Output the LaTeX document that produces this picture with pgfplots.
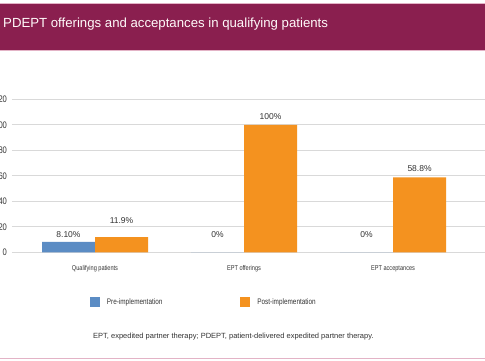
\documentclass[border=0pt]{standalone}
\usepackage{pgfplots}
\pgfplotsset{compat=1.18}
\usepackage{fontspec}
\setmainfont{Liberation Sans}
\newfontfamily\narrowfont[FakeStretch=0.8]{Liberation Sans}
\definecolor{band}{HTML}{8A1F4F}
\definecolor{bandline}{HTML}{E3B3C6}
\definecolor{preblue}{HTML}{5B8CC4}
\definecolor{postorange}{HTML}{F4921F}
\definecolor{gridgray}{HTML}{D9D9D9}
\definecolor{txt}{HTML}{333333}
\begin{document}
\begin{tikzpicture}[x=1pt,y=1pt]
\path[use as bounding box, clip] (0,0) rectangle (485,-360);
\fill[white] (0,0) rectangle (485,-360);
\fill[band] (0,-3.5) rectangle (485,-49.5);
\draw[bandline, line width=1pt] (0,-3) -- (485,-3);
\draw[bandline, line width=1pt] (0,-50) -- (485,-50);
\draw[bandline, line width=1pt] (0,-358) -- (485,-358);
\node[anchor=base west, inner sep=0pt, text=white!92!pink, font=\fontsize{13.2}{15}\selectfont] at (3,-27) {PDEPT offerings and acceptances in qualifying patients};
\begin{axis}[
  at={(12pt,-252.3pt)}, anchor=south west,
  scale only axis, width=477.9pt, height=153pt,
  xmin=-0.557, xmax=2.65, ymin=0, ymax=120,
  clip=false,
  axis line style={draw=none},
  major tick length=0pt,
  ymajorgrids, grid style={gridgray, line width=0.8pt},
  ytick={0,20,...,120},
  /pgf/number format/assume math mode=true,
  yticklabel style={font=\narrowfont\fontsize{9.5}{11}\selectfont, text=txt, xshift=-1.5pt},
  xtick={0,1,2},
  xticklabels={Qualifying patients, EPT offerings, EPT acceptances},
  xticklabel style={font=\narrowfont\fontsize{7}{8}\selectfont, text=txt, yshift=-9.5pt},
  legend columns=2,
  legend image code/.code={\fill[#1] (0pt,-5pt) rectangle (10pt,5pt);},
  legend style={at={(0.163,-0.325)}, anchor=west, draw=none, fill=none,
    inner sep=0pt, outer sep=0pt, font=\narrowfont\fontsize{8}{9}\selectfont, text=txt,
    /tikz/every odd column/.append style={column sep=5pt},
    /tikz/every even column/.append style={column sep=76pt}},
  legend cell align=left,
]
\addplot[ybar, bar width=53pt, bar shift=-26.5pt, fill=preblue, draw=none] coordinates {(0,8.1) (1,0) (2,0)};
\addlegendentry{Pre-implementation}
\addplot[ybar, bar width=53pt, bar shift=26.5pt, fill=postorange, draw=none] coordinates {(0,11.9) (1,100) (2,58.8)};
\addlegendentry{Post-implementation}
\addplot[draw=none, mark=none, forget plot, nodes near coords, point meta=explicit symbolic,
  every node near coord/.style={anchor=center, inner sep=0pt, font=\fontsize{8.5}{10}\selectfont, text=txt}]
  coordinates {(-0.178,13.6)[8.10\%] (0.178,24.5)[11.9\%] (0.822,13.6)[0\%] (1.178,106.1)[100\%] (1.822,13.6)[0\%] (2.178,65.9)[58.8\%]};
\end{axis}
\node[anchor=west, inner sep=0pt, font=\fontsize{7.5}{9}\selectfont, text=txt] at (93,-337) {EPT, expedited partner therapy; PDEPT, patient-delivered expedited partner therapy.};
\end{tikzpicture}
\end{document}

## Work to be completed
Copy the listing in full and without alteration, omitting every picture.

## Exercise result
Output the LaTeX document that produces this picture with pgfplots.
\documentclass[border=0pt]{standalone}
\usepackage{pgfplots}
\pgfplotsset{compat=1.18}
\usepackage{fontspec}
\setmainfont{Liberation Sans}
\newfontfamily\narrowfont[FakeStretch=0.8]{Liberation Sans}
\definecolor{band}{HTML}{8A1F4F}
\definecolor{bandline}{HTML}{E3B3C6}
\definecolor{preblue}{HTML}{5B8CC4}
\definecolor{postorange}{HTML}{F4921F}
\definecolor{gridgray}{HTML}{D9D9D9}
\definecolor{txt}{HTML}{333333}
\begin{document}
\begin{tikzpicture}[x=1pt,y=1pt]
\path[use as bounding box, clip] (0,0) rectangle (485,-360);
\fill[white] (0,0) rectangle (485,-360);
\fill[band] (0,-3.5) rectangle (485,-49.5);
\draw[bandline, line width=1pt] (0,-3) -- (485,-3);
\draw[bandline, line width=1pt] (0,-50) -- (485,-50);
\draw[bandline, line width=1pt] (0,-358) -- (485,-358);
\node[anchor=base west, inner sep=0pt, text=white!92!pink, font=\fontsize{13.2}{15}\selectfont] at (3,-27) {PDEPT offerings and acceptances in qualifying patients};
\begin{axis}[
  at={(12pt,-252.3pt)}, anchor=south west,
  scale only axis, width=477.9pt, height=153pt,
  xmin=-0.557, xmax=2.65, ymin=0, ymax=120,
  clip=false,
  axis line style={draw=none},
  major tick length=0pt,
  ymajorgrids, grid style={gridgray, line width=0.8pt},
  ytick={0,20,...,120},
  /pgf/number format/assume math mode=true,
  yticklabel style={font=\narrowfont\fontsize{9.5}{11}\selectfont, text=txt, xshift=-1.5pt},
  xtick={0,1,2},
  xticklabels={Qualifying patients, EPT offerings, EPT acceptances},
  xticklabel style={font=\narrowfont\fontsize{7}{8}\selectfont, text=txt, yshift=-9.5pt},
  legend columns=2,
  legend image code/.code={\fill[#1] (0pt,-5pt) rectangle (10pt,5pt);},
  legend style={at={(0.163,-0.325)}, anchor=west, draw=none, fill=none,
    inner sep=0pt, outer sep=0pt, font=\narrowfont\fontsize{8}{9}\selectfont, text=txt,
    /tikz/every odd column/.append style={column sep=5pt},
    /tikz/every even column/.append style={column sep=76pt}},
  legend cell align=left,
]
\addplot[ybar, bar width=53pt, bar shift=-26.5pt, fill=preblue, draw=none] coordinates {(0,8.1) (1,0) (2,0)};
\addlegendentry{Pre-implementation}
\addplot[ybar, bar width=53pt, bar shift=26.5pt, fill=postorange, draw=none] coordinates {(0,11.9) (1,100) (2,58.8)};
\addlegendentry{Post-implementation}
\addplot[draw=none, mark=none, forget plot, nodes near coords, point meta=explicit symbolic,
  every node near coord/.style={anchor=center, inner sep=0pt, font=\fontsize{8.5}{10}\selectfont, text=txt}]
  coordinates {(-0.178,13.6)[8.10\%] (0.178,24.5)[11.9\%] (0.822,13.6)[0\%] (1.178,106.1)[100\%] (1.822,13.6)[0\%] (2.178,65.9)[58.8\%]};
\end{axis}
\node[anchor=west, inner sep=0pt, font=\fontsize{7.5}{9}\selectfont, text=txt] at (93,-337) {EPT, expedited partner therapy; PDEPT, patient-delivered expedited partner therapy.};
\end{tikzpicture}
\end{document}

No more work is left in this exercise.